**WHAT TO WORK ON**
Skip the pictures. Transcribe the rest of the data below without changing a word.

····················

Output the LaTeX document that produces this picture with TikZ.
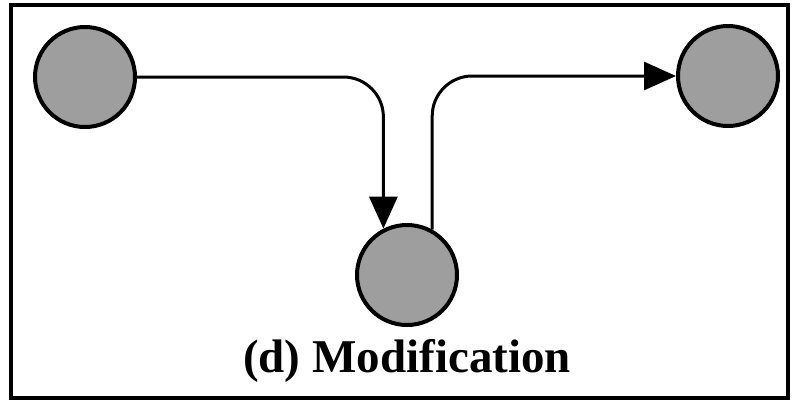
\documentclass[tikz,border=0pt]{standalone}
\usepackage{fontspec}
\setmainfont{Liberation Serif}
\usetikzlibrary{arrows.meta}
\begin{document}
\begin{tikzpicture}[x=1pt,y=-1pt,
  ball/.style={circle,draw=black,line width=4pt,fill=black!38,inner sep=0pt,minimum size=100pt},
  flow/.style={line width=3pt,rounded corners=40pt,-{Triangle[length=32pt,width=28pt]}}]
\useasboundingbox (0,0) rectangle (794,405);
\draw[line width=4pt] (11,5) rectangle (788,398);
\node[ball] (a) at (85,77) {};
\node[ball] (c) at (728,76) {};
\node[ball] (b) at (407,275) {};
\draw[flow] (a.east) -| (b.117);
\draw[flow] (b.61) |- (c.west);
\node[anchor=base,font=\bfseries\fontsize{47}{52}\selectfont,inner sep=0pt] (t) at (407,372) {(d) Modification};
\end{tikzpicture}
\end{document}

····················

**RESULT**
Output the LaTeX document that produces this picture with TikZ.
\documentclass[tikz,border=0pt]{standalone}
\usepackage{fontspec}
\setmainfont{Liberation Serif}
\usetikzlibrary{arrows.meta}
\begin{document}
\begin{tikzpicture}[x=1pt,y=-1pt,
  ball/.style={circle,draw=black,line width=4pt,fill=black!38,inner sep=0pt,minimum size=100pt},
  flow/.style={line width=3pt,rounded corners=40pt,-{Triangle[length=32pt,width=28pt]}}]
\useasboundingbox (0,0) rectangle (794,405);
\draw[line width=4pt] (11,5) rectangle (788,398);
\node[ball] (a) at (85,77) {};
\node[ball] (c) at (728,76) {};
\node[ball] (b) at (407,275) {};
\draw[flow] (a.east) -| (b.117);
\draw[flow] (b.61) |- (c.west);
\node[anchor=base,font=\bfseries\fontsize{47}{52}\selectfont,inner sep=0pt] (t) at (407,372) {(d) Modification};
\end{tikzpicture}
\end{document}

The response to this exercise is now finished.